Well, two of my works (and a possible idea for a third?) are at least vaguely based off Greek mythology.  Of course, then I don't have much of a choice in what my characters' names are.

In other things, I get to choose (which is more fun!).  Sometimes, the names come with the plot. Steam, an invention from a dream, had some names pre-made.  If the character is nameless, I do the lamest thing you can possibly imagine, and that is to go through an online list of names. Depending on the culture/setting of the book, I'll find a list of corresponding foreign names.  I really like French names, although curiously, I have no French-named characters.  I pick names based on how they sound.  If I like how it sounds, it's a winner.
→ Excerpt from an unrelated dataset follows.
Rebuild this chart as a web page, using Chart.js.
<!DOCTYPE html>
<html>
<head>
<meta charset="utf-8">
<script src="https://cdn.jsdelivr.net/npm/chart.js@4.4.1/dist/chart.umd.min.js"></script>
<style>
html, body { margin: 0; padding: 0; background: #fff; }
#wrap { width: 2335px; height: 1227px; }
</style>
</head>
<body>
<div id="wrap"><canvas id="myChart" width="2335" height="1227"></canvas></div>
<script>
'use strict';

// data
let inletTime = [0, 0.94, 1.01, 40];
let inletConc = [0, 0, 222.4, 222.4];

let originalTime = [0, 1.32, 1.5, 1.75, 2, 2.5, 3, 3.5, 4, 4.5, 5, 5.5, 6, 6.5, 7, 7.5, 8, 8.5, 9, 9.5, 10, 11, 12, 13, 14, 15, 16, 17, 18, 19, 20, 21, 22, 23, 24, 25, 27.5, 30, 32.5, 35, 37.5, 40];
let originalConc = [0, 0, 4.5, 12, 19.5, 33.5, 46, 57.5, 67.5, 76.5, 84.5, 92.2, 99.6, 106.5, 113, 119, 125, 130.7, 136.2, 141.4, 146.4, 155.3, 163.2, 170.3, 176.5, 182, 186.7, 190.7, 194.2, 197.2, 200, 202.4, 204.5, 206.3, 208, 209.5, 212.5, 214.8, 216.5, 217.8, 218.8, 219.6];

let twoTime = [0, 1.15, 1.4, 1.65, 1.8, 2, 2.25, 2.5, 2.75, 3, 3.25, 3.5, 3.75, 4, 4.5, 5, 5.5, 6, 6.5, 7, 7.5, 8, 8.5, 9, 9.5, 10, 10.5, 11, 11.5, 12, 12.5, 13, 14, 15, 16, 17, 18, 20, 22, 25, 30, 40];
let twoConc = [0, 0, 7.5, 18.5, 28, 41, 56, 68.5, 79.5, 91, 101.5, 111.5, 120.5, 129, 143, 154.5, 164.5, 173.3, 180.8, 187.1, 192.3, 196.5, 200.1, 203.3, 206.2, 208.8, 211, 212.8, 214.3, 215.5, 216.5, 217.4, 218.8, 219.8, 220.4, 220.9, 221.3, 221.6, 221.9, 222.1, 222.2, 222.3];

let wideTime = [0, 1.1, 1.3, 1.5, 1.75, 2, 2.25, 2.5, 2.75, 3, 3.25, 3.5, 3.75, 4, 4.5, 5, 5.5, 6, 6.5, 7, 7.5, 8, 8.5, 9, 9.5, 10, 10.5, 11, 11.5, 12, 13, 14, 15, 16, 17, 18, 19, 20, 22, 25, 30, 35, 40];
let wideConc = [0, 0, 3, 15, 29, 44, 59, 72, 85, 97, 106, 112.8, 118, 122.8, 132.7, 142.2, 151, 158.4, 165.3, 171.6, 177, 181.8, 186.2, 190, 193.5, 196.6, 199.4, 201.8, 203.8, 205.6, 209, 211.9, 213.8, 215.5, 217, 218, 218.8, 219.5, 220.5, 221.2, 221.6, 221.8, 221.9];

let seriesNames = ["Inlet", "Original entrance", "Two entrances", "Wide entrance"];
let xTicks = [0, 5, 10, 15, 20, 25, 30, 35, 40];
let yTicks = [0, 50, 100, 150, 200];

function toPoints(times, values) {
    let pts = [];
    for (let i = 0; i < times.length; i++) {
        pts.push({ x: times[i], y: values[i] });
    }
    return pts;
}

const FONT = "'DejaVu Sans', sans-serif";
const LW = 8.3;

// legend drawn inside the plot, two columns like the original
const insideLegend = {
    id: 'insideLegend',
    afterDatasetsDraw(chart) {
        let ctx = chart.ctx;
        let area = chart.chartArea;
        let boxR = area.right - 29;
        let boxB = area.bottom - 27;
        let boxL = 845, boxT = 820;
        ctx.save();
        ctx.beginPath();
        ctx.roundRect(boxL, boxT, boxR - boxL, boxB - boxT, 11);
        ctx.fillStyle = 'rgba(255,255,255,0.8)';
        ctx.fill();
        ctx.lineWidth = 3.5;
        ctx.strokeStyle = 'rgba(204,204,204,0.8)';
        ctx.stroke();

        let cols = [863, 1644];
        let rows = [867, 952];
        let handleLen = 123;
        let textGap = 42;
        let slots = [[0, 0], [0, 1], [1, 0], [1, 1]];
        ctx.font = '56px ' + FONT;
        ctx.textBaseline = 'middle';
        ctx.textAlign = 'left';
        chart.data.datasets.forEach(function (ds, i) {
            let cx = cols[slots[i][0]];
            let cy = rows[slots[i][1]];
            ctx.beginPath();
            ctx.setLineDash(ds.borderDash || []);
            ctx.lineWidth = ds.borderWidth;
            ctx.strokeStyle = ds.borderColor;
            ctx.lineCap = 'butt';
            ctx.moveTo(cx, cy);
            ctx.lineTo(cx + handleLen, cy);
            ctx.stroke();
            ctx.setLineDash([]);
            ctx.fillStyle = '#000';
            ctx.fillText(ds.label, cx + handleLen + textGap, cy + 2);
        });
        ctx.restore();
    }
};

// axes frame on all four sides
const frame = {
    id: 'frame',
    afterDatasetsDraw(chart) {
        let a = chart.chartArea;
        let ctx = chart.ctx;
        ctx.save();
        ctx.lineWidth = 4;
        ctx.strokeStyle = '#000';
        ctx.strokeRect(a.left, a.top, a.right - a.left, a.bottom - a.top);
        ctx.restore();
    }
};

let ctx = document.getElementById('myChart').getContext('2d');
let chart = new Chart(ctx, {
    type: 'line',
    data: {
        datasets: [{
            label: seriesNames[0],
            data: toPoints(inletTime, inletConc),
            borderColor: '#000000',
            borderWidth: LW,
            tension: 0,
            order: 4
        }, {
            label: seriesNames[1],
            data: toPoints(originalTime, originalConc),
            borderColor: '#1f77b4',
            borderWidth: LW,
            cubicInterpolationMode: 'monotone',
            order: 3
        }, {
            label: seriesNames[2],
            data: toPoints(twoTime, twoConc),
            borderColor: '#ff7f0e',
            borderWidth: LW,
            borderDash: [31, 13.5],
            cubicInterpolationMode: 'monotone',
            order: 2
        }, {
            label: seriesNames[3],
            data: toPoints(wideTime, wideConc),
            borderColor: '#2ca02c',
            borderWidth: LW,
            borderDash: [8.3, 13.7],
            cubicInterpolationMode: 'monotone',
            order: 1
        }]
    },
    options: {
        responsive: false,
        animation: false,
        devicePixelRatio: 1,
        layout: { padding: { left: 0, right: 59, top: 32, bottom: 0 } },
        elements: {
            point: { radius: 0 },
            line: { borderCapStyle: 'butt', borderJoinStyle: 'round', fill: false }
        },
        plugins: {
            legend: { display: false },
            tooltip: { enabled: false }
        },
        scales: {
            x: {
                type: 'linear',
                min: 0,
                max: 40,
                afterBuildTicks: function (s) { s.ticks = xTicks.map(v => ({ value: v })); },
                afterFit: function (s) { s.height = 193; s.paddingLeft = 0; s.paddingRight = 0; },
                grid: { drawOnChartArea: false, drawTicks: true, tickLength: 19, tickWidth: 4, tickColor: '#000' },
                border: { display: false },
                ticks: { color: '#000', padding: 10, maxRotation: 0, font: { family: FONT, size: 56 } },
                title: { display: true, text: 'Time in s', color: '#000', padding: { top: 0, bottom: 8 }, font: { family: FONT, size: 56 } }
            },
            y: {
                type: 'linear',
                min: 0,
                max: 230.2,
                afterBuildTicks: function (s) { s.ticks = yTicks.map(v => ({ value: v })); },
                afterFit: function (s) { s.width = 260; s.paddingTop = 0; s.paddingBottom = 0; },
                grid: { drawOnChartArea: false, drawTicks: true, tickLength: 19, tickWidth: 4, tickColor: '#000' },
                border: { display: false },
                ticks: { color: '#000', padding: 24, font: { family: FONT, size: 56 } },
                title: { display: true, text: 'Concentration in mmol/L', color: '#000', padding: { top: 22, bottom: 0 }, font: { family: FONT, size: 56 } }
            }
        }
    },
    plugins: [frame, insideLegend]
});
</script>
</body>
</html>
Special significance is nice, but if I have a character that is associated with the Water element, I will not go out of my way for a name meaning "water" or some such.

Another important part: connotation.  Some names already have a connotation, and I don't want to mess with that.  Zanna and Deeba are funky type names (Un Lun Dun).  If I have a dorky, awkward character, I need to pick a dorky, awkward name.  If you run too much against a name's connotation, you run the risk of giving readers a preconditioned idea of the character's personality.  For example, before I read Percy Jackson, I despised the name Percy.  Seriously, do you know any kid with that name?  The only kid I know is Percy from Harry Potter, and he's a total stuffy douchenozzle.  I didn't want to read a book about a kid who was a stuffy douchenozzle, so I didn't.  For at least a year.  My brother mercilessly reminds me it was he who recommended the series first, and I apparently told him it looked stupid.  That's an extreme case where a weird name completely turned me off from a book.  Of course, in the book, it is explained Percy is a shortened form of Perseus.  This makes sense.  But Perseus Jackson is also a pretty crappy name for a book.  
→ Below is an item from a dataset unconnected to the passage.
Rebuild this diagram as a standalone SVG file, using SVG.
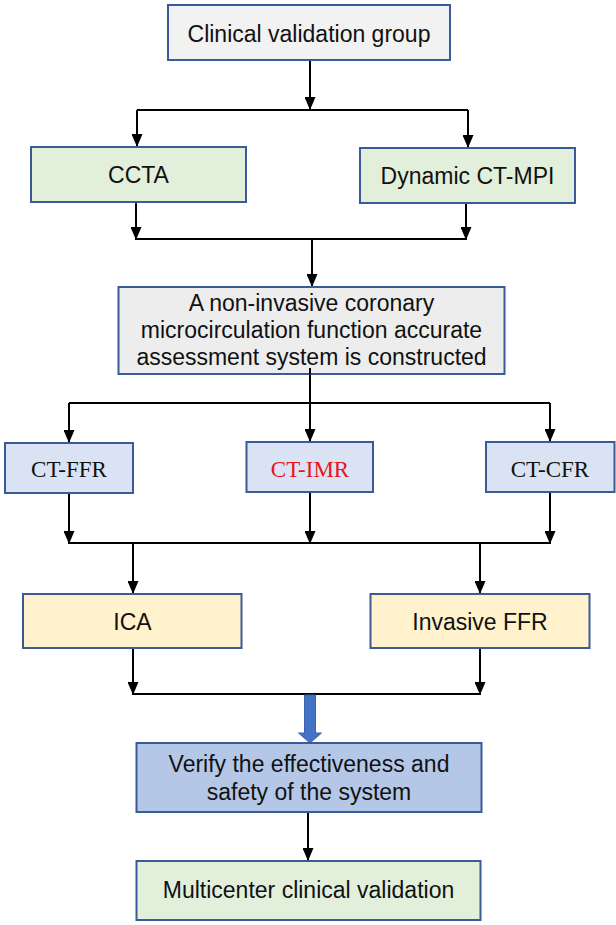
<svg xmlns="http://www.w3.org/2000/svg" width="616" height="925" viewBox="0 0 616 925">
<defs>
<style>
.box{stroke:#3A5A98;stroke-width:2}
.gray{fill:#F2F2F2}
.gray2{fill:#EDEDED}
.green{fill:#E2EFDA}
.ct{fill:#DAE3F3}
.yellow{fill:#FFF2CC}
.verify{fill:#B4C7E7}
.t{font-family:"Liberation Sans",Arial,sans-serif;font-size:23px;fill:#111;text-anchor:middle}
.s{font-family:"Liberation Serif","Times New Roman",serif;font-size:23px;fill:#111;text-anchor:middle}
.red{fill:#E8141B}
.ln{stroke:#000;stroke-width:2;fill:none}
.ar{stroke:#000;stroke-width:2;fill:none;marker-end:url(#ah)}
</style>
<marker id="ah" markerUnits="userSpaceOnUse" markerWidth="13" markerHeight="11" viewBox="0 0 13 11" refX="13" refY="5.5" orient="auto">
<path d="M0,0 L13,5.5 L0,11 Z" fill="#000"/>
</marker>
</defs>
<rect width="616" height="925" fill="#fff"/>
<g id="connectors">
<line class="ar" x1="310" y1="60" x2="310" y2="110"/>
<line class="ln" x1="137" y1="110" x2="468" y2="110"/>
<line class="ar" x1="137" y1="110" x2="137" y2="147"/>
<line class="ar" x1="468" y1="110" x2="468" y2="148"/>
<line class="ar" x1="136" y1="202" x2="136" y2="240"/>
<line class="ar" x1="466" y1="203" x2="466" y2="240"/>
<line class="ln" x1="136" y1="239" x2="466" y2="239"/>
<line class="ar" x1="312" y1="239" x2="312" y2="287"/>
<line class="ln" x1="310" y1="368" x2="310" y2="403"/>
<line class="ln" x1="69" y1="403" x2="550" y2="403"/>
<line class="ar" x1="69" y1="403" x2="69" y2="443"/>
<line class="ar" x1="310" y1="403" x2="310" y2="442"/>
<line class="ar" x1="550" y1="403" x2="550" y2="442"/>
<line class="ar" x1="69" y1="493" x2="69" y2="544"/>
<line class="ar" x1="310" y1="492" x2="310" y2="544"/>
<line class="ar" x1="550" y1="492" x2="550" y2="544"/>
<line class="ln" x1="69" y1="543" x2="550" y2="543"/>
<line class="ar" x1="133" y1="543" x2="133" y2="594"/>
<line class="ar" x1="480" y1="543" x2="480" y2="594"/>
<line class="ar" x1="133" y1="648" x2="133" y2="695"/>
<line class="ar" x1="480" y1="648" x2="480" y2="695"/>
<line class="ln" x1="132" y1="694" x2="481" y2="694"/>
<path d="M304.5,695 L315.5,695 L315.5,733 L321.5,733 L310,743 L298.5,733 L304.5,733 Z" fill="#4472C4" stroke="#3A62AE" stroke-width="1"/>
<line class="ar" x1="308" y1="812" x2="308" y2="861"/>
</g>
<g id="n-clinical">
<rect class="box gray" x="168" y="5" width="282" height="55"/>
<text class="t" x="309" y="41.5">Clinical validation group</text>
</g>
<g id="n-ccta">
<rect class="box green" x="31" y="147" width="215" height="55"/>
<text class="t" x="138.5" y="182.5">CCTA</text>
</g>
<g id="n-ctmpi">
<rect class="box green" x="360" y="148" width="215" height="55"/>
<text class="t" x="467.5" y="183.5">Dynamic CT-MPI</text>
</g>
<g id="n-system">
<rect class="box gray2" x="118.5" y="287" width="386" height="87"/>
<text class="t" x="311.5" y="310.5">A non-invasive coronary</text>
<text class="t" x="311.5" y="338">microcirculation function accurate</text>
<text class="t" x="311.5" y="365">assessment system is constructed</text>
</g>
<line class="ln" x1="310" y1="368" x2="310" y2="374.5"/>
<g id="n-ctffr">
<rect class="box ct" x="5" y="443" width="128" height="50"/>
<text class="s" x="69" y="476.5">CT-FFR</text>
</g>
<g id="n-ctimr">
<rect class="box ct" x="246.5" y="442" width="126.5" height="50"/>
<text class="s red" x="310" y="476.5">CT-IMR</text>
</g>
<g id="n-ctcfr">
<rect class="box ct" x="486" y="442" width="128.5" height="50"/>
<text class="s" x="550" y="476.5">CT-CFR</text>
</g>
<g id="n-ica">
<rect class="box yellow" x="23" y="594" width="218.5" height="54"/>
<text class="t" x="132.5" y="630">ICA</text>
</g>
<g id="n-invffr">
<rect class="box yellow" x="370.5" y="594" width="219" height="54"/>
<text class="t" x="480" y="630">Invasive FFR</text>
</g>
<g id="n-verify">
<rect class="box verify" x="136.5" y="743" width="345" height="69"/>
<text class="t" x="309" y="771.5">Verify the effectiveness and</text>
<text class="t" x="309" y="800">safety of the system</text>
</g>
<g id="n-multi">
<rect class="box green" x="136.5" y="861" width="344" height="59"/>
<text class="t" x="308.5" y="898">Multicenter clinical validation</text>
</g>
</svg>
To avoid this whole problem, I try to find names that are unique.  Some names I've used: Simeon, Nic, Elladora, Niles.  These are not extremely popular names currently.  I intersperse some common names: Sarah, George.  This is so the whole book doesn't come chock full of eccentric names like I'm trying too hard to be artsy and original.  Furthermore, I picked Sarah and George because there are so many people and characters who have those names, it's hard to attach a preconceived personality to them.

Finally, I make an effort to pick names that do not sound similar (this is a general rule of thumb for most writers) to avoid confusion when reading.  At the very least, I pick names that don't start with the same letter.  Unless one of the characters dies way early or something.

Naming a character is like birthing a new person into the world.  Once someone has a name, he/she has a life.  Names are important.

Be sure to check out everybody else's naming process!

Tuesday: Meeeee


Unrelated question: I am revising ATRS right now, and it's horrible.  Rewriting is huge, but there are so many problems I don't even know how I should approach this.  I could either go through front to back and rewrite that way, or pick out really, really bad scenes and redo them. But I'm also trying to work in some clarifications to the plot, fix some unconvincing motivations, etc.  How do you all prefer to rewrite?  Any kind of help is appreciated.


  1. Nice thoughts. I generally tend to pick a meaning and then find a name that goes with it--unless the character already comes with a name. In that case, I go with the character. Sometimes I change the name (name I picked by meaning) a little to suit my ear.

    *hugs* on the rewrites. For me, structure is a big thing. Is the story structured correctly for the story? I tend to go through and revise. Sometimes I'll add comments. I also have a separate document where I can make notes of the big things I need to fix, or threads I need to weave through better.

    Hope that helps. :D

  2. Rewrites suck. No other way about it. I always prefer to go from beginning to end, otherwise I start to get confused, but that could just be me. Sometimes it also helps to go through and knock out all the easy stuff, so you at least feel like you're making progress. Progress is always good.

    Good luck!

  3. Connotations are definitely important!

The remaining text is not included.